Axial capacity of GFRP-concrete-steel composite columns and prediction based on artificial neural network

GFRP-concrete-steel composite columns (GCS) are formed by combining different components with excellent mechanical properties. The GCS exhibits good corrosion resistance and can serve as a pile foundation platform for offshore wind turbines. An Artificial Neural Network (ANN) is utilized to swiftly predict the loading capacity of GCS columns with various geometrical parameters. The prediction error is primarily controlled within 10%. The thickness of GFRP tubes (t(G)), the inner diameter of GFRP tubes (D-G,D-i), the thickness of steel tubes (t(s)), the outer diameter of steel tubes (D-S,D-o), the strength of GFRP tubes (f(G)), the strength of concrete (f(C)), and the strength of steel tubes (f(S)) were used as independent variables to determine the key factors affecting the loading capacity of GCS columns. The impact of the number of input variables on the final prediction accuracy is analyzed.

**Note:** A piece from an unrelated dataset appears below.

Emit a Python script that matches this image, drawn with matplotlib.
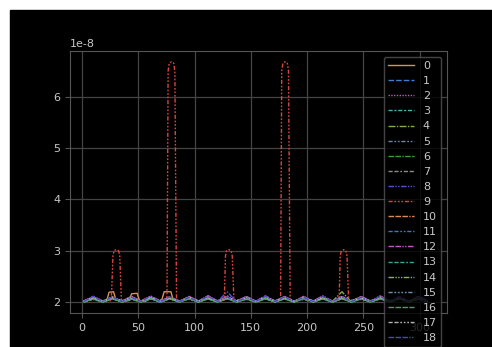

The proportional influence of different parameters on the loading capacity of GCS column is investigated using the Garson algorithm, among which, the thickness of the GFRP tube (t(G)) accounts for the largest proportion, approximately 24.57%. The suitability of the artificial neural network for predicting the loading capacity of GCS columns with various geometries is revealed. The results indicate that the ANN can be utilized for high-precision compressive strength prediction, and the thickness of the GFRP tube (t(G)) is the most influential factor on the loading capacity of GCS columns.